The National Interagency Fire Center said Tuesday that it’s the second earliest it reached what it calls preparedness level 4 on the 1-5 scale since 1990.
In this photo provided by the California Interagency Willow Fire Incident, smoke rises from the Willow Fire near Big Sur, Calif., on Sunday, June 20, 2021. Dozens of wildfires were burning in hot, dry conditions across the U.S. West. In California, firefighters still faced the difficult task of trying to contain a large forest fire in rugged coastal mountains south of Big Sur that forced the evacuation of a Buddhist monastery and nearby campground. (California Interagency Willow Fire Incident via AP)

47 large fires are currently burning across the U.S.

By KEITH RIDLER Associated Press

BOISE, Idaho (AP) — U.S. wildfire officials expecting increased fire activity and more demand for firefighters and equipment have raised the national preparedness to level 4 — which is unusual for June.

The National Interagency Fire Center said Tuesday that it’s the second earliest it reached what it calls preparedness level 4 on the 1-5 scale since 1990. It’s also only the fourth time in the last 20 years that it has reached the level 4 in June.

More than 8,700 wildland firefighters across the U.S. are currently battling 47 large wildfires that have burned more than 800 square miles (2,070 square kilometers), officials said. Arizona had 14 of those fires, followed by California with seven.

Officials said there have been more than 29,000 wildfires so far this year, about 4,000 more than the 10-year average.

“We are seeing fire behavior as if it were in the middle to late August instead of still June,” said Jessica Gardetto, a fire center spokeswoman with the U.S. Bureau of Land Management.

Most wildfires are quickly put out by firefighters stationed in the areas where they are posted before they grow to sizes that require assistance from firefighters from other states.
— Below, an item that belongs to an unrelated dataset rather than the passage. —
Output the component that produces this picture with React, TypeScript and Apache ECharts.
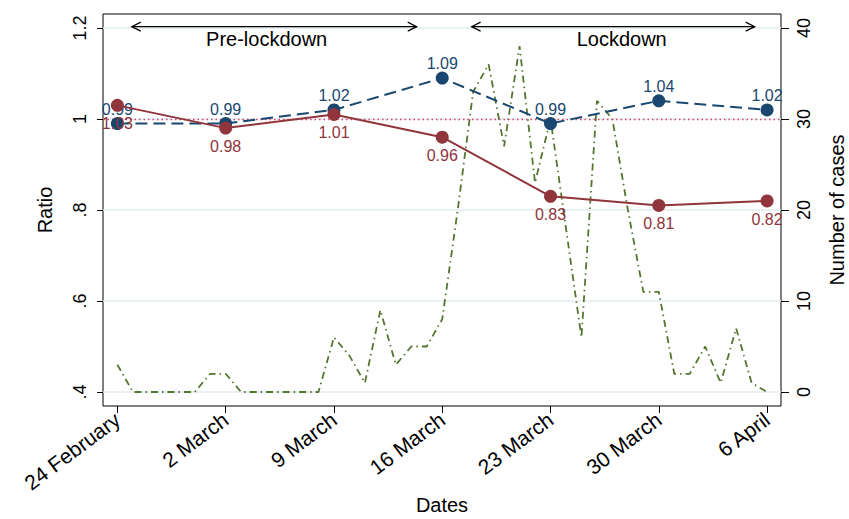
import React, { useEffect, useRef } from 'react';
import * as echarts from 'echarts';

// ---- data ----
const tickDays = [0, 7, 14, 21, 28, 35, 42];
const tickLabels = ['24 February', '2 March', '9 March', '16 March', '23 March', '30 March', '6 April'];
const weeklyDays = [0, 7, 14, 21, 28, 35, 42];
const ratioBlue = [0.99, 0.99, 1.02, 1.09, 0.99, 1.04, 1.02];
const ratioRed = [1.03, 0.98, 1.01, 0.96, 0.83, 0.81, 0.82];
const dailyCases = [
  3, 0, 0, 0, 0, 0, 2, 2, 0, 0, 0, 0, 0, 0, 6, 4, 1, 9, 3, 5, 5, 8,
  20, 33, 36, 27, 38, 23, 30, 18, 6, 32, 30, 20, 11, 11, 2, 2, 5, 1, 7, 1, 0,
];
const ratioTicks = [0.4, 0.6, 0.8, 1, 1.2];
const ratioTickLabels = ['.4', '.6', '.8', '1', '1.2'];
const caseTicks = [0, 10, 20, 30, 40];
const referenceRatio = 1;

// annotation spans (in days from 24 February)
const phaseLabels = ['Pre-lockdown', 'Lockdown'];
const phaseStart = [0.93, 22.9];
const phaseEnd = [19.35, 41.2];
const phaseTextDay = [9.65, 32.6];
const arrowLevel = 1.203;
const phaseTextLevel = 1.176;

const FONT = '"Liberation Sans", Arial, Helvetica, sans-serif';
const NAVY = '#1a476f';
const MAROON = '#90353b';
const GREEN = '#55752f';

export default function App() {
  const ref = useRef<HTMLDivElement>(null);
  useEffect(() => {
    const chart = echarts.init(ref.current!, undefined, { renderer: 'svg' });
    const option: any = {
      animation: false,
      backgroundColor: '#fff',
      textStyle: { fontFamily: FONT },
      grid: {
        left: 103, top: 14, right: 68, bottom: 113,
        containLabel: false,
        outerBoundsMode: 'none',
        show: true, borderColor: '#000', borderWidth: 1, backgroundColor: 'transparent',
      },
      xAxis: {
        type: 'value',
        min: -0.93,
        max: 42.9,
        name: 'Dates',
        nameLocation: 'middle',
        nameGap: 89,
        nameMoveOverlap: false,
        nameTextStyle: { fontSize: 20, color: '#000', fontFamily: FONT },
        axisLine: { show: false, onZero: false },
        axisTick: { show: true, length: 7, customValues: tickDays, lineStyle: { color: '#000', width: 1 } },
        axisLabel: {
          customValues: tickDays,
          rotate: 37,
          margin: 11,
          fontSize: 21,
          color: '#000',
          fontFamily: FONT,
          formatter: (v: number) => tickLabels[tickDays.indexOf(Math.round(v))] ?? '',
        },
        splitLine: { show: false },
      },
      yAxis: [
        {
          type: 'value',
          min: 0.3692,
          max: 1.2308,
          name: 'Ratio',
          nameLocation: 'middle',
          nameRotate: 90,
          nameGap: 48,
          nameMoveOverlap: false,
          nameTextStyle: { fontSize: 20, color: '#000', fontFamily: FONT },
          axisLine: { show: false, onZero: false },
          axisTick: { show: true, length: 6, customValues: ratioTicks, lineStyle: { color: '#000' } },
          axisLabel: {
            customValues: ratioTicks,
            rotate: 90,
            margin: 14,
            fontSize: 18,
            color: '#000',
            fontFamily: FONT,
            align: 'center',
            verticalAlign: 'bottom',
            formatter: (v: number) => {
              const i = ratioTicks.findIndex((t) => Math.abs(t - v) < 1e-6);
              return i >= 0 ? ratioTickLabels[i] : '';
            },
          },
          splitLine: { show: true, lineStyle: { color: '#e2ebf0', width: 1.5 } },
        },
        {
          type: 'value',
          min: -1.54,
          max: 41.54,
          position: 'right',
          name: 'Number of cases',
          nameLocation: 'middle',
          nameRotate: 90,
          nameGap: 46,
          nameMoveOverlap: false,
          nameTextStyle: { fontSize: 20, color: '#000', fontFamily: FONT },
          axisLine: { show: false, onZero: false },
          axisTick: { show: true, length: 8, customValues: caseTicks, lineStyle: { color: '#000' } },
          axisLabel: {
            customValues: caseTicks,
            rotate: 90,
            margin: 14,
            fontSize: 18,
            color: '#000',
            fontFamily: FONT,
            align: 'center',
            verticalAlign: 'top',
          },
          splitLine: { show: false },
        },
      ],
      series: [
        {
          type: 'line',
          name: 'cases',
          yAxisIndex: 1,
          data: dailyCases.map((v, i) => [i, v]),
          showSymbol: false,
          symbol: 'none',
          lineStyle: { color: GREEN, width: 1.8, type: [7, 4, 1.5, 4] },
          z: 1,
        },
        {
          type: 'line',
          name: 'blue',
          data: weeklyDays.map((d, i) => [d, ratioBlue[i]]),
          symbol: 'circle',
          symbolSize: 13,
          itemStyle: { color: NAVY },
          lineStyle: { color: NAVY, width: 2, type: [12, 6] },
          label: {
            show: true, position: 'top', distance: 0, fontSize: 16, color: NAVY, fontFamily: FONT,
            formatter: (p: any) => p.value[1].toFixed(2),
          },
          z: 3,
        },
        {
          type: 'line',
          name: 'red',
          data: weeklyDays.map((d, i) => [d, ratioRed[i]]),
          symbol: 'circle',
          symbolSize: 13,
          itemStyle: { color: MAROON },
          lineStyle: { color: MAROON, width: 2 },
          label: {
            show: true, position: 'bottom', distance: 4, fontSize: 16, color: MAROON, fontFamily: FONT,
            formatter: (p: any) => p.value[1].toFixed(2),
          },
          markLine: {
            silent: true,
            symbol: 'none',
            label: { show: false },
            lineStyle: { color: '#d9426a', type: [1.5, 3], width: 1.3 },
            data: [{ yAxis: referenceRatio }],
            z: 2,
          },
          z: 4,
        },
      ],
    };
    chart.setOption(option);

    const px = (d: number, r: number) =>
      chart.convertToPixel({ xAxisIndex: 0, yAxisIndex: 0 }, [d, r]) as number[];
    const graphics: any[] = [];
    phaseLabels.forEach((lab, i) => {
      const [x1, y] = px(phaseStart[i], arrowLevel);
      const [x2] = px(phaseEnd[i], arrowLevel);
      const [tx, ty] = px(phaseTextDay[i], phaseTextLevel);
      const st = { stroke: '#000', lineWidth: 1.2, fill: null };
      graphics.push({ type: 'line', shape: { x1, y1: y, x2, y2: y }, style: st, z: 10 });
      graphics.push({ type: 'polyline', shape: { points: [[x1 + 9, y - 4.5], [x1, y], [x1 + 9, y + 4.5]] }, style: st, z: 10 });
      graphics.push({ type: 'polyline', shape: { points: [[x2 - 9, y - 4.5], [x2, y], [x2 - 9, y + 4.5]] }, style: st, z: 10 });
      graphics.push({
        type: 'text', x: tx, y: ty, z: 10,
        style: { text: lab, fontSize: 20, fontFamily: FONT, fill: '#000', align: 'center', verticalAlign: 'middle', textAlign: 'center', textVerticalAlign: 'middle' },
      });
    });
    chart.setOption({ graphic: graphics });
    return () => chart.dispose();
  }, []);
  return <div ref={ref} style={{ position: 'fixed', left: 0, top: 0, width: 849, height: 519, background: '#fff' }} />;
}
However, wildfire officials have said much of the U.S. West is immersed in a drought that will likely make putting out fires more challenging for firefighters — a primary reason for bumping the risk level to level 4.

“We are planning for a lot of large fire activity throughout the West, though we’re not there yet,” Gardetto said.
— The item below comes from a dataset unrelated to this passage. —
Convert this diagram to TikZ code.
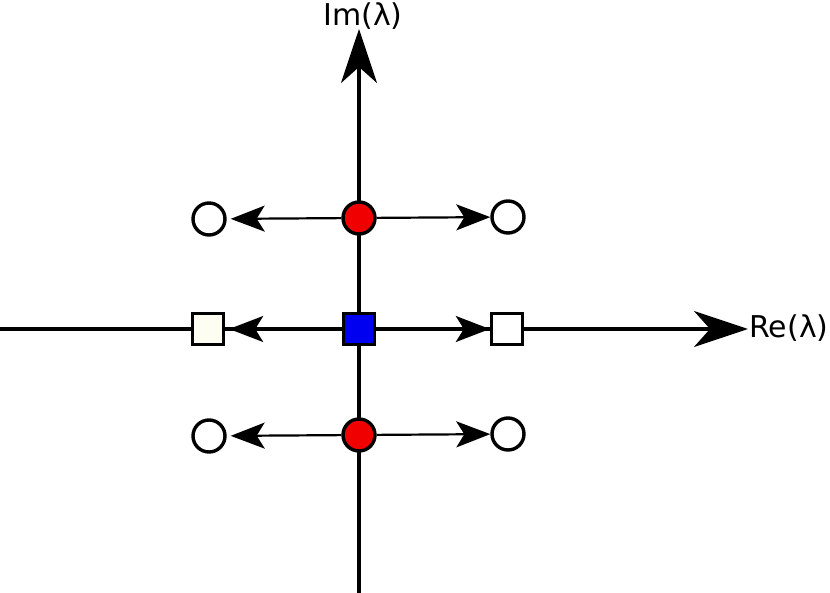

She said another potential problem for fire managers is that federal agencies are competing to recruit new firefighters who can find better-paying jobs elsewhere in the current economy.

“There’s not technically a shortage of firefighters because we always overprepare,” Gardetto said, “but it’s a concern right now.”

More than 80% of wildfires annually are started by people, often while enjoying outdoor activities or using fireworks.

“This is that time of year when we see a lot of human-caused fires, and that really does not help the situation,” Gardetto said. “Firefighters could use some help right now.”